● **What is expected**
Skip pictures in the listing below; copy exactly the lines from the one with "Emit a Python" through the one with "riv_y = [15.54, 15.40, 14.48, 11.78, 9.67, 8.53]", inclusive.

● **Entries shown**
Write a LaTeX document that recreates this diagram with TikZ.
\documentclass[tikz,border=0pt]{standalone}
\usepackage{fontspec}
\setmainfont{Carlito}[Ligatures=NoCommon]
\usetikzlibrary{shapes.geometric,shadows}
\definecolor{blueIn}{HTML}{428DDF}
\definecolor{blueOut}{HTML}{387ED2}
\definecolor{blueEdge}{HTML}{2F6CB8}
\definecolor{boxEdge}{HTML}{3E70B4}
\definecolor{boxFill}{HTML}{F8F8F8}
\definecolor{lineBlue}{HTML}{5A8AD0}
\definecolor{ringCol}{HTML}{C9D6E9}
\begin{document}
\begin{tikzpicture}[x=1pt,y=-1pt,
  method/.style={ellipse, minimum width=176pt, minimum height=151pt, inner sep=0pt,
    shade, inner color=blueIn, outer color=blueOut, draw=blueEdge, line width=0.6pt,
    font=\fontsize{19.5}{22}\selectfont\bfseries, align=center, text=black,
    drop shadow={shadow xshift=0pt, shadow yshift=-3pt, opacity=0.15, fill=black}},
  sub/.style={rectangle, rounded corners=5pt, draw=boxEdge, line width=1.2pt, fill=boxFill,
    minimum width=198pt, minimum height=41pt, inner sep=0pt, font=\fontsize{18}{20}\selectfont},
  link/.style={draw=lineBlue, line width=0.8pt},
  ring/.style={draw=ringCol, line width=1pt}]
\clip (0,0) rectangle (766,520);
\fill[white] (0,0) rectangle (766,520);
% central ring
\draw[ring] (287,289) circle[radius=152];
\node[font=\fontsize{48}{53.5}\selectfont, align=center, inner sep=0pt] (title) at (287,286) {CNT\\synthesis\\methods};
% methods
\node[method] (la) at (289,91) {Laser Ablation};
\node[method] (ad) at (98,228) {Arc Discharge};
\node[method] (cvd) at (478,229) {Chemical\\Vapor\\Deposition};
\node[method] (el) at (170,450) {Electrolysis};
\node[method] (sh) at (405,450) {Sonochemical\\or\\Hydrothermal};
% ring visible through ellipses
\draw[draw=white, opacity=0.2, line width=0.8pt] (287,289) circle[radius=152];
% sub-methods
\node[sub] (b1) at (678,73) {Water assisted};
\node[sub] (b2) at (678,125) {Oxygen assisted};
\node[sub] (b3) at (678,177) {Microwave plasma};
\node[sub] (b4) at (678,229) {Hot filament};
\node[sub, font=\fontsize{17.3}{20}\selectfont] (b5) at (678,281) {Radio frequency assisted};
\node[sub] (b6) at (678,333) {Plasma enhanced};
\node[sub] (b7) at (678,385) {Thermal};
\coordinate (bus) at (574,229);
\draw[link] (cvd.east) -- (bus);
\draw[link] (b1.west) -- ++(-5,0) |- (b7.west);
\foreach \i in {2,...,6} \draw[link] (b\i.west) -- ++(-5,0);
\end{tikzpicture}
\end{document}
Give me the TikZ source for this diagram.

---

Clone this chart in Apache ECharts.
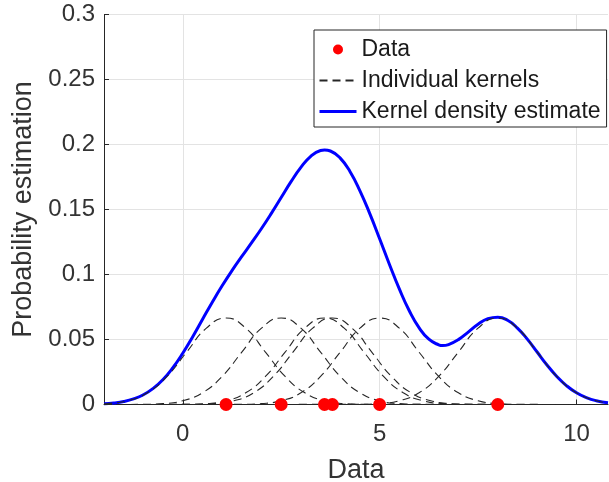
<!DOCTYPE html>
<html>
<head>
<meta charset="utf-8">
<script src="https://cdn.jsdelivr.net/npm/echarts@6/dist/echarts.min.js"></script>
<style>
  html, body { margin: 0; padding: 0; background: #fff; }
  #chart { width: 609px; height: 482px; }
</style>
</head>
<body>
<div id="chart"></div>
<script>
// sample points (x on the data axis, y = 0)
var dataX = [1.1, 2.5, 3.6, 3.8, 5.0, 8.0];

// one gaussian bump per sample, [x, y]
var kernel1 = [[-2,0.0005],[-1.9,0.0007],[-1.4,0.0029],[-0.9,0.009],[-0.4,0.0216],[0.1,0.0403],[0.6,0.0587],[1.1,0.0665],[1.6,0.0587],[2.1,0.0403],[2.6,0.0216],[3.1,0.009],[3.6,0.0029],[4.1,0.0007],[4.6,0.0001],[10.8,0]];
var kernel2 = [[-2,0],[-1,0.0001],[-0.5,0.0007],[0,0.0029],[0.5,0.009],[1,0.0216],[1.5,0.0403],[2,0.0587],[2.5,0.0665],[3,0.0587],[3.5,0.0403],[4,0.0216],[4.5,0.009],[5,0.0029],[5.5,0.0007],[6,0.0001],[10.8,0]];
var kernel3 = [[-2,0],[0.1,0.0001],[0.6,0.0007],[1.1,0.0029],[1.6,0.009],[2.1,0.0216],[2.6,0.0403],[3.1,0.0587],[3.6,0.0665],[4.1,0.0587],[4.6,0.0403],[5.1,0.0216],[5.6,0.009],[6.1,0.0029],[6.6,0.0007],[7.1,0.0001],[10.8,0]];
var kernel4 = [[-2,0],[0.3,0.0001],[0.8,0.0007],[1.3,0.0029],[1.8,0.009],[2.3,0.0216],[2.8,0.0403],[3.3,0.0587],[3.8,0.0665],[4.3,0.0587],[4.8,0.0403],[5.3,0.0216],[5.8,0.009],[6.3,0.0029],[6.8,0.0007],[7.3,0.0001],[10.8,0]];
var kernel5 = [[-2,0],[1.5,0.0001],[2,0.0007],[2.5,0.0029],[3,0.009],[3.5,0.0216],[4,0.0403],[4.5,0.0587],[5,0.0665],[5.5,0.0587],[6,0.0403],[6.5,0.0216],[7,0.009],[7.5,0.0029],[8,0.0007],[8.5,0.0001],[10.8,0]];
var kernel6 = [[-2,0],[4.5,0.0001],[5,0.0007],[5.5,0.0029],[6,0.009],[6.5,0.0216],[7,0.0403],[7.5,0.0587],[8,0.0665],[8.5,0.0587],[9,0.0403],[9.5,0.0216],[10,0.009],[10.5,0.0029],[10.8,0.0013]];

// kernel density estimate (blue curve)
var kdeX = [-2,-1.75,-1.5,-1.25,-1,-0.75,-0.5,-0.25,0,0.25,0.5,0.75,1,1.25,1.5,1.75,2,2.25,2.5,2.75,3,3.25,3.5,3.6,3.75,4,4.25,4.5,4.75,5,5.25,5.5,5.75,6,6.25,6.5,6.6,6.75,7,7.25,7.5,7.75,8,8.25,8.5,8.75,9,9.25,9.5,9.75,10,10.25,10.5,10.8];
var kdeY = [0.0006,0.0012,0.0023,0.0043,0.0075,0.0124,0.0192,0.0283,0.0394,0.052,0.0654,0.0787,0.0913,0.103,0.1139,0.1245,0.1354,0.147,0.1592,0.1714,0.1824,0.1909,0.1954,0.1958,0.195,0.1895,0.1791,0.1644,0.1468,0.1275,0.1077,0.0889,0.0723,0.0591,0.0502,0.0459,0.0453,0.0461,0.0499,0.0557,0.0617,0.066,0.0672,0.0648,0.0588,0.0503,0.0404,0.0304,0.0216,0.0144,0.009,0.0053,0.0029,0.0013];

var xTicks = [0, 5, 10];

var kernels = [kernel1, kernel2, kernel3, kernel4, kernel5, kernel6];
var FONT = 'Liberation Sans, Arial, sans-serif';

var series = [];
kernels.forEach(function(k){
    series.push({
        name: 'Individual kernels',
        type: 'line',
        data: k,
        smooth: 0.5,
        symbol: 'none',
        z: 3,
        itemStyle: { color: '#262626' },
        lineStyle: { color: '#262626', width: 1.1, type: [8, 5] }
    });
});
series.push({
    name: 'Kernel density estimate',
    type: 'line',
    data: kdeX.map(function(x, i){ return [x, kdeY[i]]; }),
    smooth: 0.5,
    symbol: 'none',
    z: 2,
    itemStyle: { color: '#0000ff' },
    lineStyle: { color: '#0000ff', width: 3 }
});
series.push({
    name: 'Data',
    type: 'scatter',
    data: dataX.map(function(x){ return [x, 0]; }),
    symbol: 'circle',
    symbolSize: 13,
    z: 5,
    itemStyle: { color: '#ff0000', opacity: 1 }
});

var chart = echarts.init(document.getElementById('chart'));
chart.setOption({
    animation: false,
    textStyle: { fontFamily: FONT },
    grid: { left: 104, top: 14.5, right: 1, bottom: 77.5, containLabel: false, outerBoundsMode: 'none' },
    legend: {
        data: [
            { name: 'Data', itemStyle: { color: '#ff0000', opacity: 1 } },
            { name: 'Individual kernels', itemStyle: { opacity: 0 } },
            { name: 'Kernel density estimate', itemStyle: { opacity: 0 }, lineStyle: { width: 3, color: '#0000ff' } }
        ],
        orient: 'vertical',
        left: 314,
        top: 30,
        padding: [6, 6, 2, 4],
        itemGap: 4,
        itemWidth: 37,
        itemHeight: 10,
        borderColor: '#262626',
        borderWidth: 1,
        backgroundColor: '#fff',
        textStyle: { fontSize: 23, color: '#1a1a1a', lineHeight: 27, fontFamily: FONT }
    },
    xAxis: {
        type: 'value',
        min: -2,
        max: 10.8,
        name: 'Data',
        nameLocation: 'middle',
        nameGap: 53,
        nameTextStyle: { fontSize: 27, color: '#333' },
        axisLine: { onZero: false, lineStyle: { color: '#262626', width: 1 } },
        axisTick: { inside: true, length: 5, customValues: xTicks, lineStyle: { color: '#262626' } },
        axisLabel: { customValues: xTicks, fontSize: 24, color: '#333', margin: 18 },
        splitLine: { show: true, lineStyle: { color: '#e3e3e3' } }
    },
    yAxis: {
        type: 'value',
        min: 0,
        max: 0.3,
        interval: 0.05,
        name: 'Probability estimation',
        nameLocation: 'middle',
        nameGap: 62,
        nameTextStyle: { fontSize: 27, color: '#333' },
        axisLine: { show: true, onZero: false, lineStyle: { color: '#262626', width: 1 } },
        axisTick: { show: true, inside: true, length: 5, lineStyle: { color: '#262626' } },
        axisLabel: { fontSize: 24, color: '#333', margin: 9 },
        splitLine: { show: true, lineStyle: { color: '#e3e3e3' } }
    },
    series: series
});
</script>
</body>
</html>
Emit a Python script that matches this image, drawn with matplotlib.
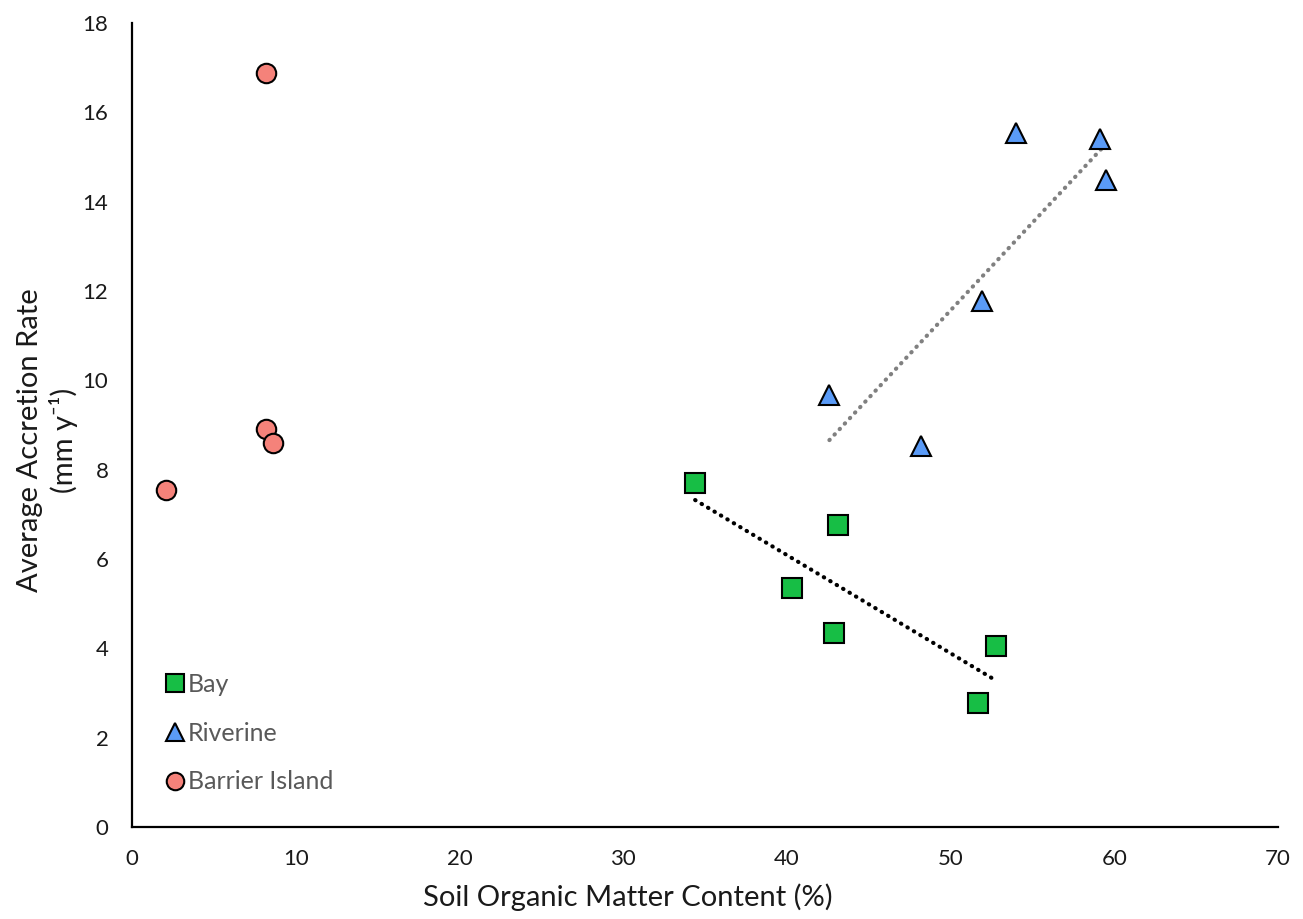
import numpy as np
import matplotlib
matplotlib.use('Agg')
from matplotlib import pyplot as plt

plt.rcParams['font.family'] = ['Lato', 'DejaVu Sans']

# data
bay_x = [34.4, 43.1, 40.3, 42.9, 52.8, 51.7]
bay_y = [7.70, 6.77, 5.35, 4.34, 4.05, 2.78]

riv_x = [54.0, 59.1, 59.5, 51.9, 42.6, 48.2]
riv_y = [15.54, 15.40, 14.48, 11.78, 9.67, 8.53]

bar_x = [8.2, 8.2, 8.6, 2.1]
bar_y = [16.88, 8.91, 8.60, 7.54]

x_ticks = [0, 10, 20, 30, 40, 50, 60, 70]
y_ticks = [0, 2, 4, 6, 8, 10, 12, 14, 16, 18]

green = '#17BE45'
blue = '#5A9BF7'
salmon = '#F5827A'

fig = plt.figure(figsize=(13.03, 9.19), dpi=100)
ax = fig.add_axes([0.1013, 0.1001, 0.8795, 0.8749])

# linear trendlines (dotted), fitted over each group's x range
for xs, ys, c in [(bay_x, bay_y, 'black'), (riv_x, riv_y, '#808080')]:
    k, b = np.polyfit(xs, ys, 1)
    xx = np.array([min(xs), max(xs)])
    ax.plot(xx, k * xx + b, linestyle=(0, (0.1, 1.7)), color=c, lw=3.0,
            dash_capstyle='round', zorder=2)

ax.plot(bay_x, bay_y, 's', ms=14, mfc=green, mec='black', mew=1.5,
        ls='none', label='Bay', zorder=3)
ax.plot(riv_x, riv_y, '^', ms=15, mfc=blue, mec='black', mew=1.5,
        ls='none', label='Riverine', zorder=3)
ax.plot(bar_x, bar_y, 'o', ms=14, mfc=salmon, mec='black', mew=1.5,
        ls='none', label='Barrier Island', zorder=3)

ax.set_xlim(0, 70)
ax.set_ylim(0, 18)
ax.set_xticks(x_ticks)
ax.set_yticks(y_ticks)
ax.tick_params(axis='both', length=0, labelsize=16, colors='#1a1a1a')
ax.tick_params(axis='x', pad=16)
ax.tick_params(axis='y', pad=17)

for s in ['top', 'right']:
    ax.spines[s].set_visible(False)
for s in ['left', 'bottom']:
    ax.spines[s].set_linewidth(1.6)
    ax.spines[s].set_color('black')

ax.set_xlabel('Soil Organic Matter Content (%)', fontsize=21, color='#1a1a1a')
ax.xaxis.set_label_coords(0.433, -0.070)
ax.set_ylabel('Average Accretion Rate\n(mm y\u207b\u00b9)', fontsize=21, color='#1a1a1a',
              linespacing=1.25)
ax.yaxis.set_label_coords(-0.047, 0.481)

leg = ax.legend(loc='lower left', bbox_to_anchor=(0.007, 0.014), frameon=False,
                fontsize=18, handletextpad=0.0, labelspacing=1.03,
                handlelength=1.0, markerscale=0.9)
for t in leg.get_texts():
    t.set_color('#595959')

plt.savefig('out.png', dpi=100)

● **Answer to this task**
Emit a Python script that matches this image, drawn with matplotlib.
import numpy as np
import matplotlib
matplotlib.use('Agg')
from matplotlib import pyplot as plt

plt.rcParams['font.family'] = ['Lato', 'DejaVu Sans']

# data
bay_x = [34.4, 43.1, 40.3, 42.9, 52.8, 51.7]
bay_y = [7.70, 6.77, 5.35, 4.34, 4.05, 2.78]

riv_x = [54.0, 59.1, 59.5, 51.9, 42.6, 48.2]
riv_y = [15.54, 15.40, 14.48, 11.78, 9.67, 8.53]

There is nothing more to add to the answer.